Si tomamos conciencia de todo lo que hemos recibido y de dónde venimos es para no dejar ni un instante en estar permanentemente alabando y dando gracias a Dios. Y es que todo lo hemos recibido gratuitamente de Él sin merecerlo. A Él todo honor y toda gloria. Es lo destacado en este Evangelio de hoy. De aquellos diez leprosos, enfermedad mortal en aquella época, sólo regresó uno, precisamente el extranjero, a dar gracias y a reconocer la grandeza y el poder de Jesús, el Hijo de Dios.

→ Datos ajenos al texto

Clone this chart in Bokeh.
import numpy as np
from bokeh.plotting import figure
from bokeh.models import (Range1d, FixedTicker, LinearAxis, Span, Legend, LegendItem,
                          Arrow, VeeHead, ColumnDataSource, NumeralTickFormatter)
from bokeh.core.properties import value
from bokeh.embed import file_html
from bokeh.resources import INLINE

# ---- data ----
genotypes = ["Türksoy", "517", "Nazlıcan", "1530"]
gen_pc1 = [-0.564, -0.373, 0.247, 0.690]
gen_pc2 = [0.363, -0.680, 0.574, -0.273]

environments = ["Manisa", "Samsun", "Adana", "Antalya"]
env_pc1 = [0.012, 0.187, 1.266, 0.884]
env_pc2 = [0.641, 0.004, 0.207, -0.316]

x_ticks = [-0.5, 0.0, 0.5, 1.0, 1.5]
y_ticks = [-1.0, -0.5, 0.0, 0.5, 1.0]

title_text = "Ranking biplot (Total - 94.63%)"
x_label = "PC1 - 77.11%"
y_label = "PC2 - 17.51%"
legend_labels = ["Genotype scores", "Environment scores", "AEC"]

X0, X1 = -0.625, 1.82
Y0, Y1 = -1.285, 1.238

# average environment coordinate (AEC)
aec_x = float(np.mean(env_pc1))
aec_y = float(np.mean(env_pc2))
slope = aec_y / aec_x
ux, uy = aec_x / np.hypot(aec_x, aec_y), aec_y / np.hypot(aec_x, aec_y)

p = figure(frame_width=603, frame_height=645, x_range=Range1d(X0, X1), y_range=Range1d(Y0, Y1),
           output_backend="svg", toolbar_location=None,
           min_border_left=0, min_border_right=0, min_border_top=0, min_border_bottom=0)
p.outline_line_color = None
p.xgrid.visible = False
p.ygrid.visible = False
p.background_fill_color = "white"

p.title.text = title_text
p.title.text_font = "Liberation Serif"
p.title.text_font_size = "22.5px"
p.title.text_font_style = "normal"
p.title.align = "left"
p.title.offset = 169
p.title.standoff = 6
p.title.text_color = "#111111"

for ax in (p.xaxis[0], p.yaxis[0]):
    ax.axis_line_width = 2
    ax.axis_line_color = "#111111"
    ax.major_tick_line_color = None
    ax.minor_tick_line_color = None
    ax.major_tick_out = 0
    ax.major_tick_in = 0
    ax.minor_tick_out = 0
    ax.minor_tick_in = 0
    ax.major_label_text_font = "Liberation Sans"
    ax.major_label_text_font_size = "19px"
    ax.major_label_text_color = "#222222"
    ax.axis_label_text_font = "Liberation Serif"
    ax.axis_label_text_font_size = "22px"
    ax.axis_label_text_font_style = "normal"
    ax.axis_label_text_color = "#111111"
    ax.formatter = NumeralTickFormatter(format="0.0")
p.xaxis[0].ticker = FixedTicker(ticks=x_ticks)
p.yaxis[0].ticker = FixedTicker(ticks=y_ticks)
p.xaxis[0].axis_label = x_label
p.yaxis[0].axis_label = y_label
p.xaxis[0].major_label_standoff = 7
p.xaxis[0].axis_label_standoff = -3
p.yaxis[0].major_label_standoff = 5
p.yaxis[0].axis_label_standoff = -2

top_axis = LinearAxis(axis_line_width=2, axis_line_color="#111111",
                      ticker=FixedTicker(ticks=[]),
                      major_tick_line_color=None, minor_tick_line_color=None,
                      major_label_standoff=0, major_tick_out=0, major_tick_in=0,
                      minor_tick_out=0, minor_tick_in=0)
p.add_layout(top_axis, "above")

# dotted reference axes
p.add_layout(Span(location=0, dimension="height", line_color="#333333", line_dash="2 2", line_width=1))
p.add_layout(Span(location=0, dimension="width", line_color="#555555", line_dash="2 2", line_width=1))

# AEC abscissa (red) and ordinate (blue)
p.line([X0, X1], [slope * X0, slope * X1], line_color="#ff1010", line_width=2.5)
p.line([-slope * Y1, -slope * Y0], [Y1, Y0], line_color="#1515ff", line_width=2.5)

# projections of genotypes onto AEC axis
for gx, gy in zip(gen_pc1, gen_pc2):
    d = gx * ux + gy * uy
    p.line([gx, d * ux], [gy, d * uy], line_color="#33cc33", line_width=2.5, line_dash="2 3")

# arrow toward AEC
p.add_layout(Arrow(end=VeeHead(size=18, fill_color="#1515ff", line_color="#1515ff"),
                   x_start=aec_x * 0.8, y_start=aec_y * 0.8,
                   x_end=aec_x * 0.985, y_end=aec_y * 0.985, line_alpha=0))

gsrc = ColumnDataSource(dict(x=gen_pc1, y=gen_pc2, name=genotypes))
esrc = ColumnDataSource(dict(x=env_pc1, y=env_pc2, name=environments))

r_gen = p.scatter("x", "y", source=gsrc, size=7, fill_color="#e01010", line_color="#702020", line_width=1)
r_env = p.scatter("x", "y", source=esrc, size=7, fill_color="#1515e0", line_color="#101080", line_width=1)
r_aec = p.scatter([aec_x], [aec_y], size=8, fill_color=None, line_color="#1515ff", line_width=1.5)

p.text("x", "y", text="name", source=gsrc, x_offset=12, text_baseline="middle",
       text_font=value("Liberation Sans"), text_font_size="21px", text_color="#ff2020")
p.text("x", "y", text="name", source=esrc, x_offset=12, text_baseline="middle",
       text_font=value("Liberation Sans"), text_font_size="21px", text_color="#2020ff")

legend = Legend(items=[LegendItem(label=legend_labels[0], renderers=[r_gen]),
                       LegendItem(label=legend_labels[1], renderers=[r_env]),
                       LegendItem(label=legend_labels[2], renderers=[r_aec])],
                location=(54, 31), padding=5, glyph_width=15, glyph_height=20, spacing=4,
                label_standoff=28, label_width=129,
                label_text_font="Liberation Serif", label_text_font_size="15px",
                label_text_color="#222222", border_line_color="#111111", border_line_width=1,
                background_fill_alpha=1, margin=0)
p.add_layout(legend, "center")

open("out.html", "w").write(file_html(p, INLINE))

Y no nos debe de extrañar cuando también en nuestros días sucede lo mismo. Y quizás somos los protagonista nosotros mismos que, habiendo recibido todo de Dios, no nos sentimos agradecidos o no tomamos conciencia de ello y ni siquiera acudimos a dar gracias a Dios.

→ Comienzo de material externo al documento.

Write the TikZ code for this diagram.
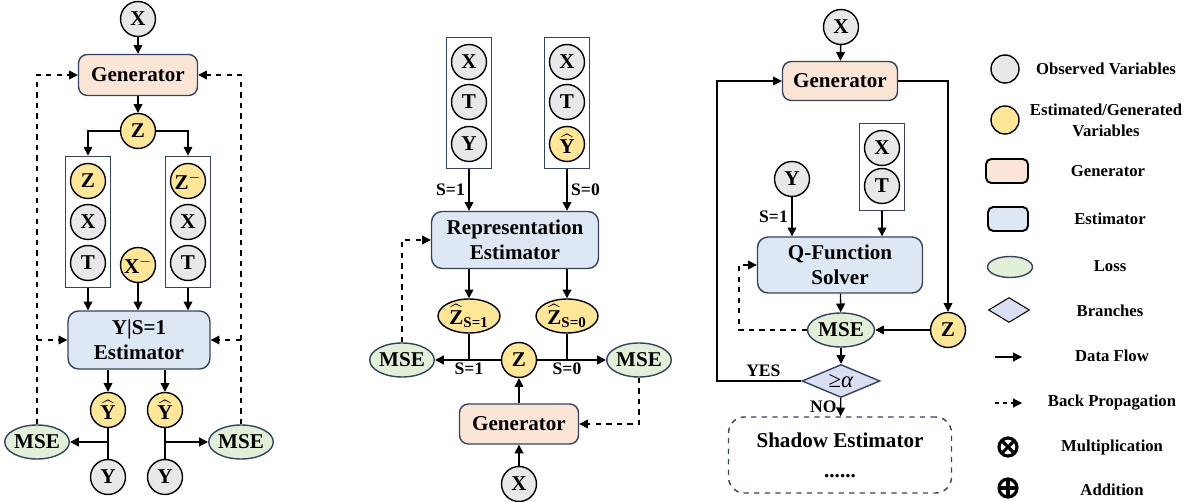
\documentclass[tikz,border=0pt]{standalone}
\usepackage{fontspec}
\usepackage{amsmath}
\setmainfont{Liberation Serif}
\usetikzlibrary{arrows.meta,shapes.geometric,positioning,fit}

\definecolor{obsgray}{HTML}{E8E8E8}
\definecolor{genyellow}{HTML}{FFE699}
\definecolor{genpeach}{HTML}{FBE5D6}
\definecolor{estblue}{HTML}{DEE8F5}
\definecolor{lossgreen}{HTML}{E2F0D9}
\definecolor{branchblue}{HTML}{D9DEF2}
\definecolor{edgeblue}{HTML}{34445E}

\newcommand{\subsz}[1]{\text{\fontsize{8.5}{10}\selectfont #1}}

\tikzset{
  var/.style={circle, draw=black, thick, minimum size=0.7cm, inner sep=0pt, font=\bfseries\large},
  obs/.style={var, fill=obsgray},
  gvar/.style={var, fill=genyellow},
  gell/.style={ellipse, draw=black, thick, fill=genyellow, minimum width=1.24cm, minimum height=0.68cm, inner sep=0pt, font=\bfseries\large},
  genbox/.style={rectangle, rounded corners=5pt, draw=edgeblue, thick, fill=genpeach, font=\bfseries\large},
  estbox/.style={rectangle, rounded corners=6pt, draw=edgeblue, thick, fill=estblue, font=\bfseries\large, align=center},
  loss/.style={ellipse, draw=edgeblue, thick, fill=lossgreen, minimum width=1.26cm, minimum height=0.68cm, inner sep=0pt, font=\bfseries\large},
  colbox/.style={rectangle, draw=edgeblue, semithick, inner xsep=2.3pt, inner ysep=3.8pt},
  lbl/.style={font=\bfseries, inner sep=2pt},
  back/.style={->, dashed},
  legtext/.style={font=\bfseries\fontsize{9.5}{12}\selectfont, align=center}
}

\begin{document}
\begin{tikzpicture}[x=0.02cm, y=-0.02cm, thick, >={Triangle[length=5pt,width=5pt]}]
  \useasboundingbox (0,0) rectangle (1193,502);

  \node[obs] (lx) at (138,19) {X};
  \node[genbox, minimum width=2.38cm, minimum height=0.82cm] (lgen) at (138,75) {Generator};
  \node[gvar] (lz) at (138,131) {Z};
  \node[gvar] (lz1) at (88,181) {Z};
  \node[obs] (lx1) at (88,222) {X};
  \node[obs] (lt1) at (88,263) {T};
  \node[colbox, fit=(lz1)(lt1)] (lcol1) {};
  \node[gvar] (lz2) at (188,181) {$\text{Z}^{-}$};
  \node[obs] (lx2) at (188,222) {X};
  \node[obs] (lt2) at (188,263) {T};
  \node[colbox, fit=(lz2)(lt2)] (lcol2) {};
  \node[gvar] (lxm) at (138,265) {$\text{X}^{-}$};
  \node[estbox, minimum width=2.84cm, minimum height=1.16cm] (lest) at (139,340) {Y|S=1\\Estimator};
  \node[gvar] (lyh1) at (108,410) {$\widehat{\text{Y}}$};
  \node[gvar] (lyh2) at (165,410) {$\widehat{\text{Y}}$};
  \node[obs] (ly1) at (108,477) {Y};
  \node[obs] (ly2) at (165,477) {Y};
  \node[loss] (lmse1) at (37,442) {MSE};
  \node[loss] (lmse2) at (241,442) {MSE};

  \draw[->] (lx) -- (lgen);
  \draw[->] (lgen) -- (lz);
  \draw[->] (lz) -| (lcol1);
  \draw[->] (lz) -| (lcol2);
  \draw[->] (lcol1) -- (lcol1 |- lest.north);
  \draw[->] (lxm) -- (lxm |- lest.north);
  \draw[->] (lcol2) -- (lcol2 |- lest.north);
  \draw[->] (lest.south -| lyh1) -- (lyh1);
  \draw[->] (lest.south -| lyh2) -- (lyh2);
  \draw (lyh1) -- (ly1);
  \draw (lyh2) -- (ly2);
  \draw[->] (lyh1 |- lmse1) -- (lmse1);
  \draw[->] (lyh2 |- lmse2) -- (lmse2);
  \draw[back] (lmse1) |- (lgen);
  \draw[back] (lmse1 |- lest) -- (lest);
  \draw[back] (lmse2) |- (lgen);
  \draw[back] (lmse2 |- lest) -- (lest);

  \node[obs] (mx1) at (469,62) {X};
  \node[obs] (mt1) at (469,102) {T};
  \node[obs] (my1) at (469,144) {Y};
  \node[colbox, fit=(mx1)(my1)] (mcol1) {};
  \node[obs] (mx2) at (567,62) {X};
  \node[obs] (mt2) at (567,102) {T};
  \node[gvar] (myh2) at (567,144) {$\widehat{\text{Y}}$};
  \node[colbox, fit=(mx2)(myh2)] (mcol2) {};
  \node[estbox, minimum width=3.34cm, minimum height=1.14cm] (mest) at (515,240) {Representation\\Estimator};
  \node[gell] (mzh1) at (469,316) {$\widehat{\text{Z}}_{\subsz{S=1}}$};
  \node[gell] (mzh2) at (567,316) {$\widehat{\text{Z}}_{\subsz{S=0}}$};
  \node[gvar] (mz) at (519,360) {Z};
  \node[loss] (mmse1) at (402,360) {MSE};
  \node[loss] (mmse2) at (639,360) {MSE};
  \node[genbox, minimum width=2.38cm, minimum height=0.8cm] (mgen) at (519,424) {Generator};
  \node[obs] (mx) at (519,484) {X};

  \draw[->] (mcol1) -- (mcol1 |- mest.north) node[midway, lbl, left] {S=1};
  \draw[->] (mcol2) -- (mcol2 |- mest.north) node[midway, lbl, right] {S=0};
  \draw[->] (mest.south -| mzh1) -- (mzh1);
  \draw[->] (mest.south -| mzh2) -- (mzh2);
  \draw[->] (mz) -- (mmse1);
  \draw[->] (mz) -- (mmse2);
  \draw (mzh1) -- (mzh1 |- mz) node[lbl, below, inner sep=1pt] {S=1};
  \draw (mzh2) -- (mzh2 |- mz) node[lbl, below, inner sep=1pt] {S=0};
  \draw[->] (mx) -- (mgen);
  \draw[->] (mgen) -- (mz);
  \draw[back] (mmse1) |- (mest);
  \draw[back] (mmse2) |- (mgen);

  \node[obs] (rx) at (841,27) {X};
  \node[genbox, minimum width=2.3cm, minimum height=0.78cm] (rgen) at (840,81) {Generator};
  \node[obs] (ry) at (792,179) {Y};
  \node[obs] (rx1) at (882,148) {X};
  \node[obs] (rt1) at (882,186) {T};
  \node[colbox, fit=(rx1)(rt1)] (rcol) {};
  \node[estbox, minimum width=3.3cm, minimum height=1.12cm] (rq) at (840,265) {Q-Function\\Solver};
  \node[loss, minimum width=1.34cm] (rmse) at (841,330) {MSE};
  \node[gvar] (rz) at (948,330) {Z};
  \node[diamond, draw=edgeblue, thick, fill=branchblue, shape aspect=2.4, minimum width=1.56cm, minimum height=0.66cm, inner sep=0pt, font=\fontsize{13}{14}\selectfont] (rbr) at (841,381) {≥\textit{α}};
  \node[rectangle, rounded corners=9pt, draw=edgeblue, dashed, thick, minimum width=4.46cm, minimum height=1.52cm, align=center, font=\bfseries\large] (rshadow) at (840,455) {Shadow Estimator\\[3pt]......};
  \coordinate (rbk) at (739,330);
  \coordinate (ryes) at (717,381);

  \draw[->] (rx) -- (rgen);
  \draw[->] (ry) -- (ry |- rq.north) node[midway, lbl, left] {S=1};
  \draw[->] (rcol) -- (rcol |- rq.north);
  \draw[->] (rgen) -| (rz);
  \draw[->] (rq) -- (rmse);
  \draw[->] (rz) -- (rmse);
  \draw[back] (rmse) -- (rbk) |- (rq);
  \draw[->] (rmse) -- (rbr);
  \draw[->] (rbr) -- (rshadow) node[midway, lbl, left] {NO};
  \draw[->] (rbr) -- node[lbl, above, pos=0.45] {YES} (ryes) |- (rgen);

  \node[obs, minimum size=0.56cm] (lgobs) at (1005,69) {};
  \node[legtext] (lgobst) at (1106,69) {Observed Variables};
  \node[gvar, minimum size=0.56cm] (lggen) at (1005,120) {};
  \node[legtext] (lggent) at (1106,120) {Estimated/Generated\\Variables};
  \node[rectangle, rounded corners=3pt, draw=black, line width=1.1pt, fill=genpeach, minimum width=0.84cm, minimum height=0.48cm] (lggb) at (1007,171) {};
  \node[legtext] (lggbt) at (1108,171) {Generator};
  \node[rectangle, rounded corners=3pt, draw=black, line width=1.1pt, fill=estblue, minimum width=0.8cm, minimum height=0.48cm] (lgeb) at (1008,219) {};
  \node[legtext] (lgebt) at (1110,219) {Estimator};
  \node[ellipse, draw=edgeblue, thick, fill=lossgreen, minimum width=0.9cm, minimum height=0.42cm, inner sep=0pt] (lgloss) at (1010,267) {};
  \node[legtext] (lglosst) at (1110,266) {Loss};
  \node[diamond, draw=black, semithick, fill=branchblue, shape aspect=1.6, minimum width=0.82cm, minimum height=0.5cm, inner sep=0pt] (lgbr) at (1009,310) {};
  \node[legtext] (lgbrt) at (1110,311) {Branches};
  \coordinate (lgf1) at (995,357);
  \coordinate (lgf2) at (1022,357);
  \draw[->, semithick] (lgf1) -- (lgf2);
  \node[legtext] (lgft) at (1112,356) {Data Flow};
  \coordinate (lgb1) at (995,403);
  \coordinate (lgb2) at (1022,403);
  \draw[back, semithick, dash pattern=on 2.5pt off 2pt] (lgb1) -- (lgb2);
  \node[legtext] (lgbt) at (1112,403) {Back Propagation};
  \node[circle, draw=black, line width=1.8pt, minimum size=0.36cm, inner sep=0pt, outer sep=0pt] (lgmul) at (1008,447) {};
  \draw[line width=1.8pt] (lgmul.north west) -- (lgmul.south east) (lgmul.north east) -- (lgmul.south west);
  \node[legtext] (lgmult) at (1112,447) {Multiplication};
  \node[circle, draw=black, line width=1.8pt, minimum size=0.36cm, inner sep=0pt, outer sep=0pt] (lgadd) at (1008,488) {};
  \draw[line width=1.8pt] (lgadd.north) -- (lgadd.south) (lgadd.east) -- (lgadd.west);
  \node[legtext] (lgaddt) at (1112,490) {Addition};
\end{tikzpicture}
\end{document}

Hoy, Señor, queremos pedirte perdón por tanta desidia y olvido; por tanta arrogancia y suficiencia y por creer que incluso me merezco tus atenciones, tu misericordia y tu amor. Perdón, Señor, por darte la espalda y por tomar todo lo recibido para mi provecho y para satisfacer mis egoísmos. Me doy cuenta que debo pensar en los demás y dar, de lo que Tú me has dado, parte a los demás. Porque, para eso, pienso, Tú me lo has dado.

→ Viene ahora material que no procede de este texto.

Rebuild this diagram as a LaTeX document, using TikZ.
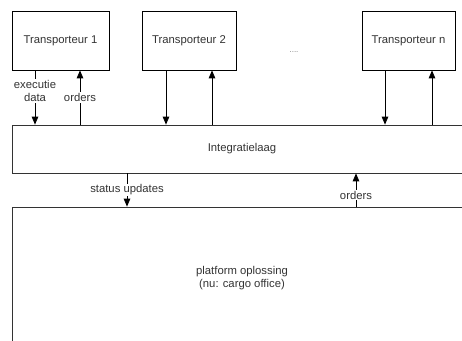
\documentclass[tikz,border=0pt]{standalone}
\usepackage{fontspec}
\setmainfont{Liberation Sans}
\usepackage{xcolor}
\usetikzlibrary{arrows}

\definecolor{txtgray}{HTML}{333333}

\begin{document}
\begin{tikzpicture}[x=1pt,y=-1pt]
\tikzset{every node/.style={font=\fontsize{11.3}{13.5}\selectfont,text=txtgray}}
\tikzset{blok/.style={draw=black,line width=0.8pt,minimum height=59pt,inner sep=0pt}}
\tikzset{laag/.style={draw=black!80,line width=0.8pt,minimum width=460pt,inner sep=0pt,align=center}}
\tikzset{flow/.style={line width=0.8pt,-triangle 45}}
\tikzset{lbl/.style={fill=white,inner sep=1pt,align=center}}

\clip (0,0) rectangle (462,340);
\useasboundingbox (0,0) rectangle (462,340);

% transporteurs
\node[blok,minimum width=97pt] (t1) at (60.5,40.5) {Transporteur 1};
\node[blok,minimum width=94pt] (t2) at (189,40.5) {Transporteur 2};
\node[blok,minimum width=93pt] (tn) at (408.5,40.5) {Transporteur n};
\node[text=black!50,font=\footnotesize] (dots) at (294,52) {....};

% lagen
\node[laag,minimum height=48pt] (il) at (242,149) {Integratielaag};
\node[laag,minimum height=142pt] (po) at (242,278) {platform oplossing\\ (nu: cargo office)};

% kolommen voor de pijlen
\coordinate (c1) at (35,0);
\coordinate (c2) at (80,0);
\coordinate (c3) at (166,0);
\coordinate (c4) at (212,0);
\coordinate (c5) at (385,0);
\coordinate (c6) at (432,0);
\coordinate (c7) at (127,0);
\coordinate (c8) at (356,0);

\draw[flow] (t1.south -| c1) -- (il.north -| c1) node[lbl,pos=0.38] {executie\\data};
\draw[flow] (il.north -| c2) -- (t1.south -| c2) node[lbl,pos=0.5] {orders};
\draw[flow] (t2.south -| c3) -- (il.north -| c3);
\draw[flow] (il.north -| c4) -- (t2.south -| c4);
\draw[flow] (tn.south -| c5) -- (il.north -| c5);
\draw[flow] (il.north -| c6) -- (tn.south -| c6);
\draw[flow] (il.south -| c7) -- (po.north -| c7) node[lbl,pos=0.5] {status updates};
\draw[flow] (po.north -| c8) -- (il.south -| c8) node[lbl,pos=0.35] {orders};

\end{tikzpicture}
\end{document}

Por todo ello, Señor, te pido que me ilumines y me des la voluntad y la sabiduría para ser capaz de despojarme de mi suficiencia y de mis egoísmos y compartir con los demás de lo que Tú me has dado. De no pensar tanto en mí sino de darme a los demás. De reconocerte mi Señor y de sentirme agraciado por todo lo recibido, y de darte gracias como ese extranjero que, curado, descubrió que Tú, Señor, eres el Hijo de Dios hecho Hombre. Amén.